You may also find it difficult to make time for intimacy. Consider planning time for having sex with your partner. It might be helpful to get a sitter and flirt a little to get in the mood.
4. Different approaches to parenting
Before you had your little one, you might have thought that you and your partner share child-rearing philosophies, but it’s often impossible to predict how you’ll feel about food, sleep, and discipline until you experience parenting.
You may discover that while you favor a sleep-training tactic that allows your child to self-soothe, your significant other can’t stand crying for any amount of time. You may also find that your approaches to parenting clash as you set up play stations rather than have toys lying all over the house, while your partner gets on the floor and plays where your child happens to be.

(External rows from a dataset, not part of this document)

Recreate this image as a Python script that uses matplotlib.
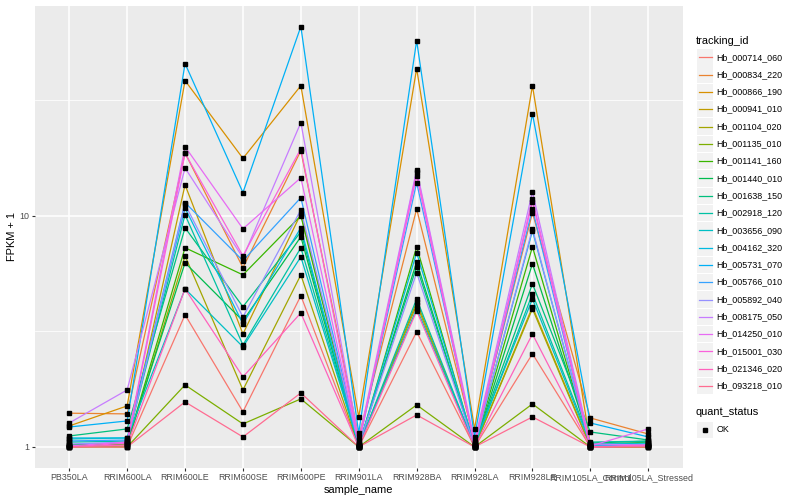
import numpy as np
import matplotlib
matplotlib.use("Agg")
import matplotlib.pyplot as plt
from matplotlib.patches import Rectangle
from matplotlib.lines import Line2D

plt.rcParams['font.family'] = ['Liberation Sans', 'DejaVu Sans']

samples = ["PB350LA", "RRIM600LA", "RRIM600LE", "RRIM600SE", "RRIM600PE",
           "RRIM901LA", "RRIM928BA", "RRIM928LA", "RRIM928LE",
           "RRIM105LA_Control", "RRIM105LA_Stressed"]

genes = ["Hb_000714_060", "Hb_000834_220", "Hb_000866_190", "Hb_000941_010",
         "Hb_001104_020", "Hb_001135_010", "Hb_001141_160", "Hb_001440_010",
         "Hb_001638_150", "Hb_002918_120", "Hb_003656_090", "Hb_004162_320",
         "Hb_005731_070", "Hb_005766_010", "Hb_005892_040", "Hb_008175_050",
         "Hb_014250_010", "Hb_015001_030", "Hb_021346_020", "Hb_093218_010"]

colors = ["#F8766D", "#EA8331", "#D89000", "#C09B00", "#A3A500", "#7CAE00",
          "#39B600", "#00BB4E", "#00BF7D", "#00C1A3", "#00BFC4", "#00BAE0",
          "#00B0F6", "#35A2FF", "#9590FF", "#C77CFF", "#E76BF3", "#FA62DB",
          "#FF62BC", "#FF6C91"]

# FPKM + 1 values, one list per gene, in sample order
Hb_000714_060 = [1.01, 1.00, 3.73, 1.42, 4.51, 1.00, 3.15, 1.00, 2.53, 1.00, 1.01]
Hb_000834_220 = [1.40, 1.39, 18.7, 5.96, 19.1, 1.105, 10.7, 1.05, 10.3, 1.335, 1.138]
Hb_000866_190 = [1.233, 1.505, 38.4, 17.7, 36.5, 1.349, 43.3, 1.197, 36.5, 1.03, 1.02]
Hb_000941_010 = [1.02, 1.03, 13.6, 3.08, 10.2, 1.01, 4.12, 1.00, 4.04, 1.01, 1.00]
Hb_001104_020 = [1.00, 1.01, 6.71, 1.765, 5.55, 1.00, 4.24, 1.00, 3.96, 1.00, 1.00]
Hb_001135_010 = [1.00, 1.00, 1.855, 1.258, 1.614, 1.00, 1.52, 1.00, 1.535, 1.00, 1.00]
Hb_001141_160 = [1.01, 1.03, 7.27, 5.55, 10.0, 1.00, 7.34, 1.01, 7.34, 1.02, 1.05]
Hb_001440_010 = [1.02, 1.04, 6.26, 3.51, 8.11, 1.00, 6.32, 1.00, 6.20, 1.04, 1.06]
Hb_001638_150 = [1.116, 1.197, 8.87, 4.04, 8.52, 1.02, 6.02, 1.02, 5.08, 1.161, 1.072]
Hb_002918_120 = [1.05, 1.06, 10.1, 2.76, 7.27, 1.01, 4.37, 1.01, 4.60, 1.05, 1.06]
Hb_003656_090 = [1.083, 1.094, 4.83, 2.71, 6.64, 1.02, 3.96, 1.03, 4.37, 1.03, 1.04]
Hb_004162_320 = [1.094, 1.094, 10.8, 3.41, 8.87, 1.01, 6.92, 1.02, 8.61, 1.02, 1.03]
Hb_005731_070 = [1.22, 1.296, 45.5, 12.6, 65.8, 1.15, 57.2, 1.105, 27.6, 1.27, 1.105]
Hb_005766_010 = [1.062, 1.072, 11.4, 6.39, 11.97, 1.03, 13.9, 1.04, 10.7, 1.01, 1.02]
Hb_005892_040 = [1.03, 1.05, 11.2, 3.65, 10.6, 1.02, 5.67, 1.01, 8.78, 1.00, 1.01]
Hb_008175_050 = [1.27, 1.765, 16.1, 6.58, 25.3, 1.072, 15.8, 1.06, 12.7, 1.03, 1.02]
Hb_014250_010 = [1.01, 1.05, 19.9, 8.78, 14.6, 1.03, 15.5, 1.03, 11.85, 1.01, 1.197]
Hb_015001_030 = [1.00, 1.04, 18.6, 6.71, 19.5, 1.041, 14.9, 1.02, 11.5, 1.00, 1.02]
Hb_021346_020 = [1.00, 1.02, 4.83, 2.01, 3.80, 1.00, 3.88, 1.00, 3.08, 1.00, 1.01]
Hb_093218_010 = [1.00, 1.00, 1.566, 1.105, 1.713, 1.00, 1.376, 1.00, 1.349, 1.00, 1.00]

values = [Hb_000714_060, Hb_000834_220, Hb_000866_190, Hb_000941_010,
          Hb_001104_020, Hb_001135_010, Hb_001141_160, Hb_001440_010,
          Hb_001638_150, Hb_002918_120, Hb_003656_090, Hb_004162_320,
          Hb_005731_070, Hb_005766_010, Hb_005892_040, Hb_008175_050,
          Hb_014250_010, Hb_015001_030, Hb_021346_020, Hb_093218_010]

W, H = 800, 500
fig = plt.figure(figsize=(8, 5), dpi=100)
pl, pr, pt, pb = 34.5, 683, 5.5, 468
ax = fig.add_axes([pl / W, 1 - pb / H, (pr - pl) / W, (pb - pt) / H])
ax.set_facecolor("#EBEBEB")
for s in ax.spines.values():
    s.set_visible(False)

x = np.arange(len(samples))
for vals, col in zip(values, colors):
    ax.plot(x, vals, color=col, lw=0.9, zorder=2)
for vals in values:
    ax.plot(x, vals, ls="none", marker="s", ms=2.4, color="black", zorder=3)

ax.set_yscale("log")
allv = np.log10(np.concatenate([np.asarray(v) for v in values]))
lo, hi = allv.min(), allv.max()
ex = 0.05 * (hi - lo)
ax.set_ylim(10 ** (lo - ex), 10 ** (hi + ex))
ax.set_xlim(-0.6, len(samples) - 1 + 0.6)
ax.set_yticks([1, 10])
ax.set_yticklabels(["1", "10"])
ax.yaxis.set_minor_locator(matplotlib.ticker.FixedLocator([10 ** 0.5, 10 ** 1.5]))
ax.yaxis.set_minor_formatter(matplotlib.ticker.NullFormatter())
ax.set_xticks(x)
ax.set_xticklabels(samples)
ax.grid(which="major", color="white", lw=1.1, zorder=0)
ax.grid(which="minor", axis="y", color="white", lw=0.55, zorder=0)
ax.set_axisbelow(True)
ax.tick_params(axis="both", which="major", length=2.0, width=0.8, color="#333333",
               labelsize=6.4, labelcolor="#4D4D4D", pad=1.6)
ax.tick_params(axis="y", which="minor", length=0)
ax.set_xlabel("sample_name", fontsize=7.9, color="black", labelpad=2.0)
ax.set_ylabel("FPKM + 1", fontsize=7.9, color="black", labelpad=2.0)

# legend: tracking_id
def px(xp, yp):
    return xp / W, 1 - yp / H

fig.text(*px(696, 40.5), "tracking_id", fontsize=7.9, va="center", ha="left")
y0, dy = 57.3, 17.3
for i, (g, c) in enumerate(zip(genes, colors)):
    yc = y0 + i * dy
    bx, by = px(697, yc + 8.2)
    fig.patches.append(Rectangle((bx, by), 16 / W, 16.4 / H, transform=fig.transFigure,
                                 facecolor="#F2F2F2", edgecolor="none"))
    lx0, ly = px(698.5, yc)
    lx1, _ = px(711.5, yc)
    fig.lines.append(Line2D([lx0, lx1], [ly, ly], transform=fig.transFigure, color=c, lw=0.9))
    fig.text(*px(716.5, yc), g, fontsize=6.4, va="center", ha="left")

fig.text(*px(696, 412), "quant_status", fontsize=7.9, va="center", ha="left")
yc = 430
bx, by = px(697, yc + 8.2)
fig.patches.append(Rectangle((bx, by), 16 / W, 16.4 / H, transform=fig.transFigure,
                             facecolor="#F2F2F2", edgecolor="none"))
mx, my = px(705, yc)
fig.lines.append(Line2D([mx], [my], transform=fig.transFigure, ls="none", marker="s",
                        ms=2.4, color="black"))
fig.text(*px(716.5, yc), "OK", fontsize=6.4, va="center", ha="left")

fig.savefig("out.png", dpi=100)
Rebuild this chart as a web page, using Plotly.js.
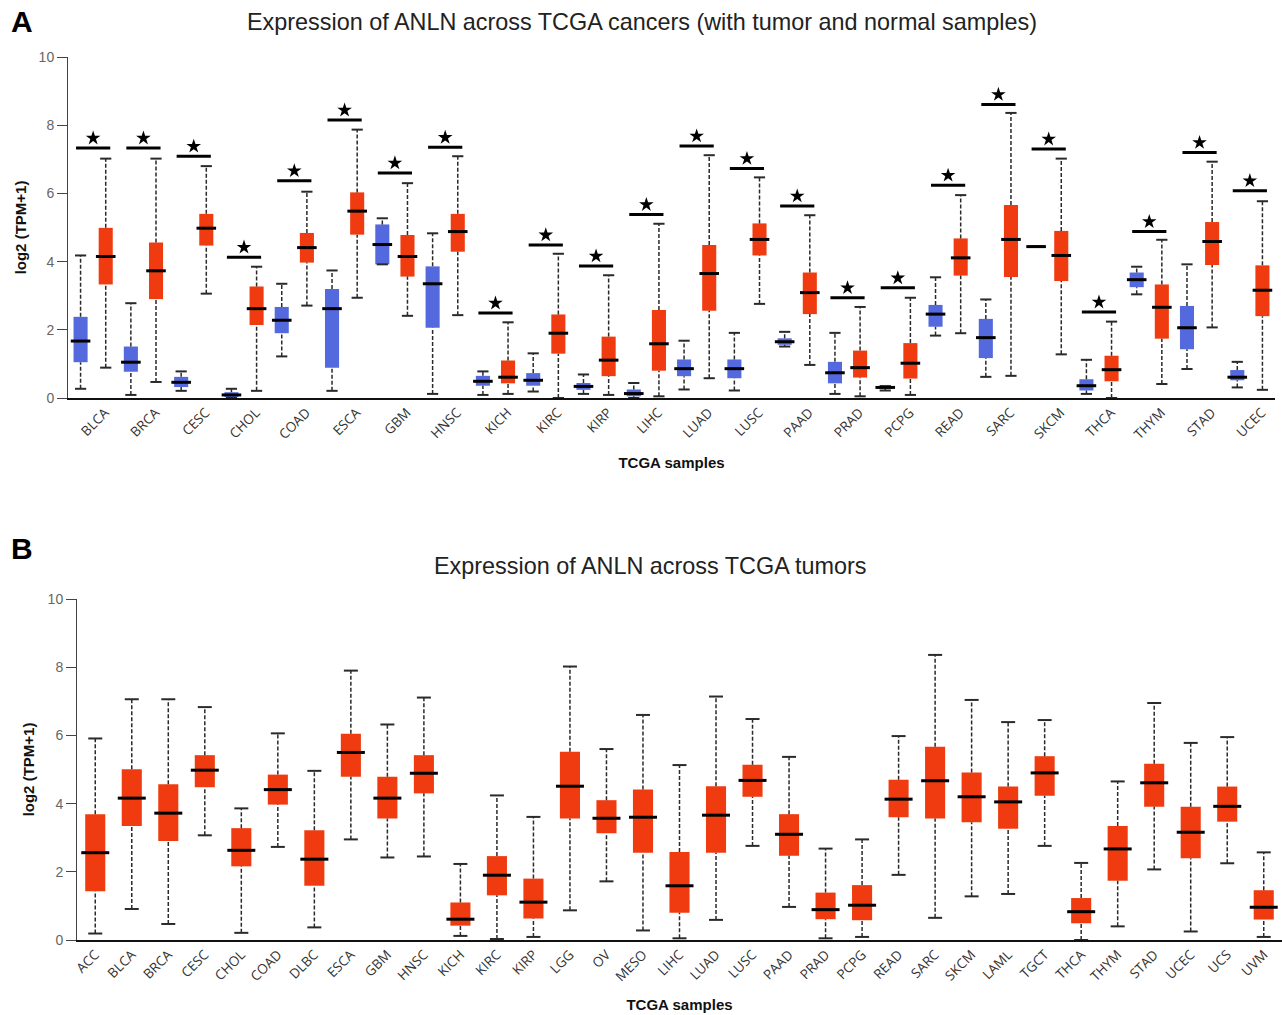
<!DOCTYPE html>
<html>
<head>
<meta charset="utf-8">
<script src="https://cdn.plot.ly/plotly-3.0.1.min.js"></script>
<style>html,body{margin:0;padding:0;background:#fff;}</style>
</head>
<body>
<div id="chart" style="width:1282px;height:1015px;"></div>
<script>
// ---------- Panel A : tumor vs normal ----------
const catsA = ["BLCA","BRCA","CESC","CHOL","COAD","ESCA","GBM","HNSC","KICH","KIRC","KIRP","LIHC","LUAD","LUSC","PAAD","PRAD","PCPG","READ","SARC","SKCM","THCA","THYM","STAD","UCEC"];
// normal samples
const normUpper = [4.18,2.78,0.78,0.27,3.35,3.74,5.27,4.83,0.78,1.31,0.69,0.44,1.68,1.91,1.94,1.91,0.35,3.54,2.89,4.44,1.12,3.85,3.92,1.06];
const normQ3    = [2.38,1.51,0.62,0.17,2.67,3.20,5.09,3.86,0.65,0.73,0.44,0.25,1.13,1.13,1.75,1.06,0.33,2.73,2.32,4.44,0.55,3.68,2.70,0.82];
const normMed   = [1.67,1.05,0.46,0.09,2.28,2.62,4.50,3.35,0.49,0.52,0.34,0.13,0.86,0.86,1.65,0.74,0.31,2.46,1.77,4.44,0.36,3.47,2.06,0.61];
const normQ1    = [1.05,0.77,0.32,0.03,1.90,0.89,3.92,2.06,0.36,0.36,0.24,0.05,0.64,0.58,1.56,0.43,0.28,2.09,1.17,4.44,0.22,3.25,1.43,0.52];
const normLower = [0.27,0.09,0.21,0.00,1.22,0.21,3.92,0.12,0.09,0.19,0.12,0.00,0.25,0.22,1.51,0.12,0.22,1.83,0.62,4.44,0.12,3.04,0.85,0.31];
// tumor samples
const tumUpper  = [7.02,7.02,6.80,3.85,6.05,7.87,6.30,7.09,2.22,4.23,3.60,5.11,7.12,6.47,5.36,2.67,2.94,5.95,8.36,7.02,2.24,4.64,6.93,5.77];
const tumQ3     = [4.99,4.56,5.40,3.27,4.84,6.03,4.78,5.40,1.10,2.45,1.80,2.58,4.49,5.12,3.68,1.39,1.61,4.68,5.66,4.90,1.24,3.33,5.16,3.89];
const tumMed    = [4.15,3.73,4.98,2.62,4.41,5.48,4.15,4.88,0.61,1.90,1.11,1.59,3.65,4.65,3.09,0.89,1.02,4.11,4.65,4.18,0.83,2.66,4.59,3.16];
const tumQ1     = [3.33,2.90,4.47,2.14,3.97,4.79,3.56,4.29,0.43,1.30,0.64,0.80,2.56,4.18,2.46,0.60,0.57,3.59,3.55,3.43,0.49,1.74,3.90,2.40];
const tumLower  = [0.89,0.47,3.06,0.21,2.71,2.94,2.41,2.43,0.12,0.00,0.09,0.05,0.58,2.76,0.97,0.05,0.09,1.90,0.65,1.28,0.00,0.41,2.07,0.24];
// significance bar heights (all significant, marked with a star)
const sigLevel  = [7.33,7.33,7.09,4.13,6.37,8.15,6.60,7.35,2.49,4.49,3.87,5.38,7.39,6.73,5.63,2.94,3.23,6.24,8.61,7.30,2.52,4.88,7.20,6.08];

// ---------- Panel B : tumors only ----------
const catsB = ["ACC","BLCA","BRCA","CESC","CHOL","COAD","DLBC","ESCA","GBM","HNSC","KICH","KIRC","KIRP","LGG","OV","MESO","LIHC","LUAD","LUSC","PAAD","PRAD","PCPG","READ","SARC","SKCM","LAML","TGCT","THCA","THYM","STAD","UCEC","UCS","UVM"];
const bUpper = [5.91,7.06,7.06,6.83,3.86,6.06,4.96,7.90,6.32,7.11,2.23,4.24,3.61,8.02,5.60,6.60,5.13,7.14,6.48,5.37,2.68,2.95,5.98,8.36,7.04,6.39,6.45,2.26,4.65,6.95,5.78,5.95,2.57];
const bQ3    = [3.69,5.01,4.57,5.42,3.28,4.85,3.22,6.05,4.79,5.42,1.10,2.46,1.80,5.52,4.10,4.41,2.58,4.51,5.14,3.69,1.39,1.61,4.70,5.67,4.91,4.50,5.39,1.23,3.34,5.17,3.91,4.50,1.46];
const bMed   = [2.56,4.16,3.72,4.98,2.63,4.41,2.37,5.50,4.16,4.89,0.61,1.90,1.11,4.51,3.57,3.60,1.59,3.66,4.68,3.10,0.89,1.02,4.13,4.67,4.20,4.05,4.90,0.83,2.67,4.61,3.16,3.92,0.96];
const bQ1    = [1.43,3.34,2.90,4.48,2.16,3.97,1.59,4.79,3.56,4.30,0.42,1.31,0.63,3.56,3.13,2.56,0.80,2.56,4.20,2.47,0.61,0.58,3.60,3.56,3.45,3.26,4.23,0.49,1.74,3.91,2.40,3.47,0.60];
const bLower = [0.19,0.91,0.47,3.07,0.21,2.73,0.37,2.95,2.42,2.45,0.12,0.03,0.09,0.87,1.72,0.28,0.05,0.59,2.76,0.97,0.05,0.09,1.91,0.65,1.28,1.35,2.76,0.00,0.40,2.07,0.25,2.25,0.09];

const RED = "#EF3B0F", BLUE = "#5469DE", WHISK = "#2a2a2a";
const idxA = catsA.map((_, i) => i);
const idxB = catsB.map((_, i) => i);

function boxTraces(xs, lo, q1, med, q3, hi, color, boxW, medPx, capPx, xa, ya) {
  const wx = [], wy = [];
  xs.forEach((x, i) => { wx.push(x, x, null, x, x, null); wy.push(lo[i], q1[i], null, q3[i], hi[i], null); });
  const capX = [], capY = [];
  xs.forEach((x, i) => { capX.push(x, x); capY.push(lo[i], hi[i]); });
  return [
    {type: "scatter", mode: "lines", x: wx, y: wy, xaxis: xa, yaxis: ya, hoverinfo: "skip",
     line: {color: WHISK, width: 1.5, dash: "4px,2px"}, showlegend: false},
    {type: "bar", x: xs, base: q1, y: q3.map((v, i) => v - q1[i]), width: boxW, xaxis: xa, yaxis: ya,
     marker: {color: color, line: {width: 0}}, hoverinfo: "skip", showlegend: false},
    {type: "scatter", mode: "markers", x: capX, y: capY, xaxis: xa, yaxis: ya, hoverinfo: "skip",
     marker: {symbol: "line-ew", size: capPx, color: WHISK, line: {color: WHISK, width: 2}}, showlegend: false},
    {type: "scatter", mode: "markers", x: xs, y: med, xaxis: xa, yaxis: ya, hoverinfo: "skip",
     marker: {symbol: "line-ew", size: medPx, color: "#000", line: {color: "#000", width: 3}}, showlegend: false}
  ];
}

const offA = 0.25;
const xNorm = idxA.map(i => i - offA);
const xTum = idxA.map(i => i + offA);
let traces = [];
traces = traces.concat(boxTraces(xNorm, normLower, normQ1, normMed, normQ3, normUpper, BLUE, 0.28, 14, 8, "x", "y"));
traces = traces.concat(boxTraces(xTum, tumLower, tumQ1, tumMed, tumQ3, tumUpper, RED, 0.28, 14, 8, "x", "y"));
// significance bars + stars
const sbX = [], sbY = [];
idxA.forEach(i => { sbX.push(i - 0.34, i + 0.34, null); sbY.push(sigLevel[i], sigLevel[i], null); });
traces.push({type: "scatter", mode: "lines", x: sbX, y: sbY, xaxis: "x", yaxis: "y", hoverinfo: "skip",
  line: {color: "#000", width: 3}, showlegend: false});
traces.push({type: "scatter", mode: "markers", x: idxA, y: sigLevel.map(v => v + 0.29), xaxis: "x", yaxis: "y", hoverinfo: "skip",
  marker: {symbol: "star", size: 11, color: "#000", line: {width: 0}}, showlegend: false});

traces = traces.concat(boxTraces(idxB, bLower, bQ1, bMed, bQ3, bUpper, RED, 0.55, 20, 10, "x2", "y2"));

const tickFont = {family: "Open Sans, DejaVu Sans, sans-serif", size: 13.5, color: "#333"};
const yTickFont = {family: "Liberation Sans, Arial, sans-serif", size: 14, color: "#666"};
const axTitleFont = {family: "Liberation Sans, Arial, sans-serif", size: 15, color: "#111"};

const H = 1015, W = 1282;
const layout = {
  width: W, height: H,
  margin: {l: 0, r: 0, t: 0, b: 0},
  paper_bgcolor: "#ffffff", plot_bgcolor: "#ffffff",
  barmode: "overlay",
  showlegend: false,
  title: {text: "Expression of ANLN across TCGA cancers (with tumor and normal samples)",
          x: 642 / W, xanchor: "center", y: 1 - 22 / H, yanchor: "middle", xref: "paper", yref: "paper",
          font: {family: "Liberation Sans, Arial, sans-serif", size: 23.4, color: "#222"}},
  xaxis: {domain: [68 / W, 1275 / W], range: [-0.5, 23.5], anchor: "y",
          tickmode: "array", tickvals: idxA, ticktext: catsA, tickangle: -45, tickfont: tickFont,
          ticklabelshift: 12,
          ticks: "", showline: true, linecolor: "#111", linewidth: 1.5, showgrid: false, zeroline: false,
          title: {text: "<b>TCGA samples</b>", font: axTitleFont, standoff: 15}},
  yaxis: {domain: [1 - 398 / H, 1 - 57 / H], range: [0, 10], anchor: "x",
          tickmode: "array", tickvals: [0, 2, 4, 6, 8, 10], tickfont: yTickFont,
          ticks: "outside", ticklen: 10, tickcolor: "#444", showline: true, linecolor: "#444", linewidth: 1,
          showgrid: false, zeroline: false,
          title: {text: "<b>log2 (TPM+1)</b>", font: axTitleFont, standoff: 8}},
  xaxis2: {domain: [77 / W, 1], range: [-0.5, 32.5], anchor: "y2",
          tickmode: "array", tickvals: idxB, ticktext: catsB, tickangle: -45, tickfont: tickFont,
          ticks: "", showline: true, linecolor: "#111", linewidth: 1.5, showgrid: false, zeroline: false,
          title: {text: "<b>TCGA samples</b>", font: axTitleFont, standoff: 15}},
  yaxis2: {domain: [1 - 940 / H, 1 - 599 / H], range: [0, 10], anchor: "x2",
          tickmode: "array", tickvals: [0, 2, 4, 6, 8, 10], tickfont: yTickFont,
          ticks: "outside", ticklen: 10, tickcolor: "#444", showline: true, linecolor: "#444", linewidth: 1,
          showgrid: false, zeroline: false,
          title: {text: "<b>log2 (TPM+1)</b>", font: axTitleFont, standoff: 9}},
  annotations: [
    {text: "<b>A</b>", xref: "paper", yref: "paper", x: 9 / W, y: 1 - 22 / H, xanchor: "left", yanchor: "middle",
     showarrow: false, font: {family: "Liberation Sans, Arial, sans-serif", size: 30, color: "#000"}},
    {text: "<b>B</b>", xref: "paper", yref: "paper", x: 9 / W, y: 1 - 548 / H, xanchor: "left", yanchor: "middle",
     showarrow: false, font: {family: "Liberation Sans, Arial, sans-serif", size: 30, color: "#000"}},
    {text: "Expression of ANLN across TCGA tumors", xref: "paper", yref: "paper", x: 650 / W, y: 1 - 566 / H,
     xanchor: "center", yanchor: "middle", showarrow: false,
     font: {family: "Liberation Sans, Arial, sans-serif", size: 23.4, color: "#222"}}
  ]
};

Plotly.newPlot("chart", traces, layout, {displayModeBar: false, staticPlot: true});
</script>
</body>
</html>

For issues such as sleep, consider looking at parenting articles and books together and then discussing what’s the best fit for you. For certain concerns – such as when to introduce solids – the best thing to do is follow set guidelines. It might also be helpful to discuss any issues you might be having with your pediatrician to learn what’s recommended.
5. Spending time together as a couple
With so much less time spent as a twosome, it can be helpful to plan ahead. An important part of maintaining a healthy and strong relationship is to make time to have fun together – so it might be a good idea to put aside some time to do exactly that. Try planning date nights – where you go out and do something as a couple – to spend quality time together and build a bit of variety into your schedule.
However, if you’re feeling totally exhausted, there’s no obligation to go out. Sometimes a date night can simply mean getting a friend or relative to look after your little one as you and your significant other choose to stay in and watch movies.
6. Dealing with sleep deprivation
Most couples have a hard time getting enough sleep in the first couple of months after having a baby. As you may know, less sleep means less energy and more crankiness. It’s of utmost importance that you treat the issue of sleep (or lack thereof) as a team. Have a plan for what you’re going to do when the baby wakes up every few hours at night. The most ideal solution may be to take turns to feed the baby and put him/her back to sleep. A useful technique that many parents swear by is to sleep when the baby is sleeping. This can take some getting used to, but you may find yourself becoming quite an expert at nodding off at a moment’s notice. Another helpful tip is to get some friends or family members who could take over baby duty to allow you to get some shuteye.
Being a new parent is not easy. The truth is, you’ll get mad at each other, argue, fight, and make mistakes along the way. That’s completely normal. However, you can also choose to be kind to each other and to support each other. Doing this will strengthen both you and your partner and you will become better parents because of it.